DESCRIPTION OF THE TASK
Can you set down, exactly as they appear below, the lines from the opening of the material through the one bearing "const n = retailers.length;", minus the pictures?

* BEGIN DATA *

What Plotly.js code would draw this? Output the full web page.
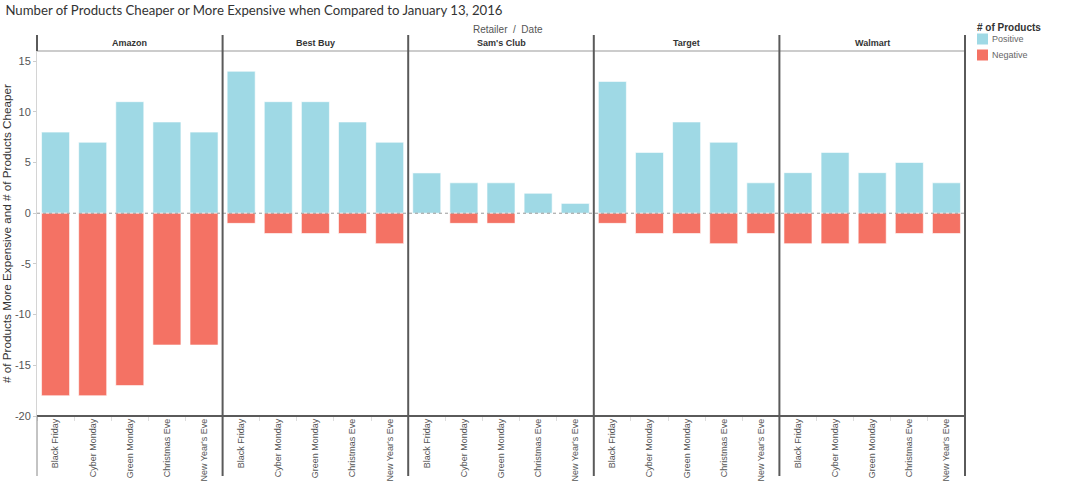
<!DOCTYPE html>
<html>
<head>
<meta charset="utf-8">
<script src="https://cdn.plot.ly/plotly-3.0.1.min.js"></script>
<style>html,body{margin:0;padding:0;background:#fff;}#chart{width:1080px;height:499px;}</style>
</head>
<body>
<div id="chart"></div>
<script>
const retailers = ["Amazon", "Best Buy", "Sam's Club", "Target", "Walmart"];
const dates = ["Black Friday", "Cyber Monday", "Green Monday", "Christmas Eve", "New Year's Eve"];
const positiveAmazon = [8, 7, 11, 9, 8];
const negativeAmazon = [-18, -18, -17, -13, -13];
const positiveBestBuy = [14, 11, 11, 9, 7];
const negativeBestBuy = [-1, -2, -2, -2, -3];
const positiveSamsClub = [4, 3, 3, 2, 1];
const negativeSamsClub = [0, -1, -1, 0, 0];
const positiveTarget = [13, 6, 9, 7, 3];
const negativeTarget = [-1, -2, -2, -3, -2];
const positiveWalmart = [4, 6, 4, 5, 3];
const negativeWalmart = [-3, -3, -3, -2, -2];
const yTicks = [-20, -15, -10, -5, 0, 5, 10, 15];
const seriesNames = ["Positive", "Negative"];

const positives = [positiveAmazon, positiveBestBuy, positiveSamsClub, positiveTarget, positiveWalmart];
const negatives = [negativeAmazon, negativeBestBuy, negativeSamsClub, negativeTarget, negativeWalmart];

const POS = "#9fd9e5", NEG = "#f47264";
const FONT = "Liberation Sans, Arial, sans-serif";
const W = 1080, H = 499, L = 37, R = 115, T = 51, B = 83;
const plotH = H - T - B;
const py = p => (H - B - p) / plotH;   // pixel y -> paper y
const px = p => (p - L) / (W - L - R); // pixel x -> paper x
const n = retailers.length;

const traces = [];
retailers.forEach((r, i) => {
  const ax = i === 0 ? "x" : "x" + (i + 1);
  traces.push({type: "bar", x: dates, y: positives[i], xaxis: ax, yaxis: "y", name: seriesNames[0],
    marker: {color: POS, line: {color: "rgba(255,255,255,0.6)", width: 1}}, showlegend: false, hoverinfo: "x+y"});
  traces.push({type: "bar", x: dates, y: negatives[i], xaxis: ax, yaxis: "y", name: seriesNames[1],
    marker: {color: NEG, line: {color: "rgba(255,255,255,0.6)", width: 1}}, showlegend: false, hoverinfo: "x+y"});
});

const layout = {
  width: W, height: H,
  margin: {l: L, r: R, t: T, b: B},
  paper_bgcolor: "#fff", plot_bgcolor: "#fff",
  barmode: "relative", bargap: 0.245,
  font: {family: FONT, size: 10, color: "#555"},
  title: {text: "Number of Products Cheaper or More Expensive when Compared to January 13, 2016",
    x: 0.005, xref: "container", xanchor: "left", y: 1 - 10 / H, yref: "container", yanchor: "middle",
    font: {family: "Lato, sans-serif", size: 13.2, color: "#333"}},
  yaxis: {range: [-20, 16], tickvals: yTicks, ticktext: yTicks.map(String), showgrid: false, zeroline: false,
    showline: true, linecolor: "#d4d4d4", linewidth: 1, ticks: "outside", ticklen: 3, tickcolor: "#ccc",
    tickfont: {size: 11, color: "#555"}, anchor: "x",
    title: {text: "# of Products More Expensive and # of Products Cheaper", standoff: 5,
      font: {size: 11.7, color: "#333"}}},
  showlegend: false,
  shapes: [], annotations: []
};

retailers.forEach((r, i) => {
  const key = i === 0 ? "xaxis" : "xaxis" + (i + 1);
  layout[key] = {domain: [i / n, (i + 1) / n], anchor: "y", type: "category", range: [-0.5, 4.5],
    showgrid: false, zeroline: false, showline: false, ticks: "outside", tickson: "boundaries",
    ticklen: 4, tickcolor: "#ddd", tickangle: -90, tickfont: {size: 9, color: "#555"}, fixedrange: true};
  layout.annotations.push({text: "<b>" + r + "</b>", xref: "paper", yref: "paper",
    x: (i + 0.5) / n, y: py(43), xanchor: "center", yanchor: "middle", showarrow: false,
    font: {size: 9, color: "#333"}});
});

const dark = "#5a5a5a";
// header line
layout.shapes.push({type: "line", xref: "paper", yref: "paper", x0: 0, x1: 1, y0: 1, y1: 1, line: {color: "#999", width: 1}});
// zero dotted line
layout.shapes.push({type: "line", xref: "paper", yref: "y", x0: 0, x1: 1, y0: 0, y1: 0, line: {color: "#999", width: 1, dash: "dot"}});
// bottom line
layout.shapes.push({type: "line", xref: "paper", yref: "paper", x0: 0, x1: 1, y0: 0, y1: 0, line: {color: dark, width: 2}});
// dividers and right edge
for (let i = 1; i <= n; i++) {
  layout.shapes.push({type: "line", xref: "paper", yref: "paper", x0: i / n, x1: i / n, y0: py(476), y1: py(35), line: {color: dark, width: 2}});
}
// left edge: dark in header band, grey in label band
layout.shapes.push({type: "line", xref: "paper", yref: "paper", x0: 0, x1: 0, y0: 1, y1: py(35), line: {color: dark, width: 2}});
layout.shapes.push({type: "line", xref: "paper", yref: "paper", x0: 0, x1: 0, y0: py(476), y1: 0, line: {color: "#888", width: 1}});

// Retailer / Date header
layout.annotations.push({text: "Retailer  /  Date", xref: "paper", yref: "paper", x: px(508), y: py(29),
  xanchor: "center", yanchor: "middle", showarrow: false, font: {size: 10, color: "#555"}});

// legend
layout.annotations.push({text: "<b># of Products</b>", xref: "paper", yref: "paper", x: px(975), y: py(27),
  xanchor: "left", yanchor: "middle", showarrow: false, font: {size: 10, color: "#333"}});
[[POS, seriesNames[0], 39], [NEG, seriesNames[1], 55]].forEach(([c, t, yc]) => {
  layout.shapes.push({type: "rect", xref: "paper", yref: "paper", x0: px(977), x1: px(988), y0: py(yc + 5.5), y1: py(yc - 5.5),
    fillcolor: c, line: {width: 0}});
  layout.annotations.push({text: t, xref: "paper", yref: "paper", x: px(990), y: py(yc), xanchor: "left", yanchor: "middle",
    showarrow: false, font: {size: 9, color: "#666"}});
});

Plotly.newPlot("chart", traces, layout, {displayModeBar: false, staticPlot: true});
</script>
</body>
</html>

* END DATA *

COMPLETED EXERCISE
What Plotly.js code would draw this? Output the full web page.
<!DOCTYPE html>
<html>
<head>
<meta charset="utf-8">
<script src="https://cdn.plot.ly/plotly-3.0.1.min.js"></script>
<style>html,body{margin:0;padding:0;background:#fff;}#chart{width:1080px;height:499px;}</style>
</head>
<body>
<div id="chart"></div>
<script>
const retailers = ["Amazon", "Best Buy", "Sam's Club", "Target", "Walmart"];
const dates = ["Black Friday", "Cyber Monday", "Green Monday", "Christmas Eve", "New Year's Eve"];
const positiveAmazon = [8, 7, 11, 9, 8];
const negativeAmazon = [-18, -18, -17, -13, -13];
const positiveBestBuy = [14, 11, 11, 9, 7];
const negativeBestBuy = [-1, -2, -2, -2, -3];
const positiveSamsClub = [4, 3, 3, 2, 1];
const negativeSamsClub = [0, -1, -1, 0, 0];
const positiveTarget = [13, 6, 9, 7, 3];
const negativeTarget = [-1, -2, -2, -3, -2];
const positiveWalmart = [4, 6, 4, 5, 3];
const negativeWalmart = [-3, -3, -3, -2, -2];
const yTicks = [-20, -15, -10, -5, 0, 5, 10, 15];
const seriesNames = ["Positive", "Negative"];

const positives = [positiveAmazon, positiveBestBuy, positiveSamsClub, positiveTarget, positiveWalmart];
const negatives = [negativeAmazon, negativeBestBuy, negativeSamsClub, negativeTarget, negativeWalmart];

const POS = "#9fd9e5", NEG = "#f47264";
const FONT = "Liberation Sans, Arial, sans-serif";
const W = 1080, H = 499, L = 37, R = 115, T = 51, B = 83;
const plotH = H - T - B;
const py = p => (H - B - p) / plotH;   // pixel y -> paper y
const px = p => (p - L) / (W - L - R); // pixel x -> paper x
const n = retailers.length;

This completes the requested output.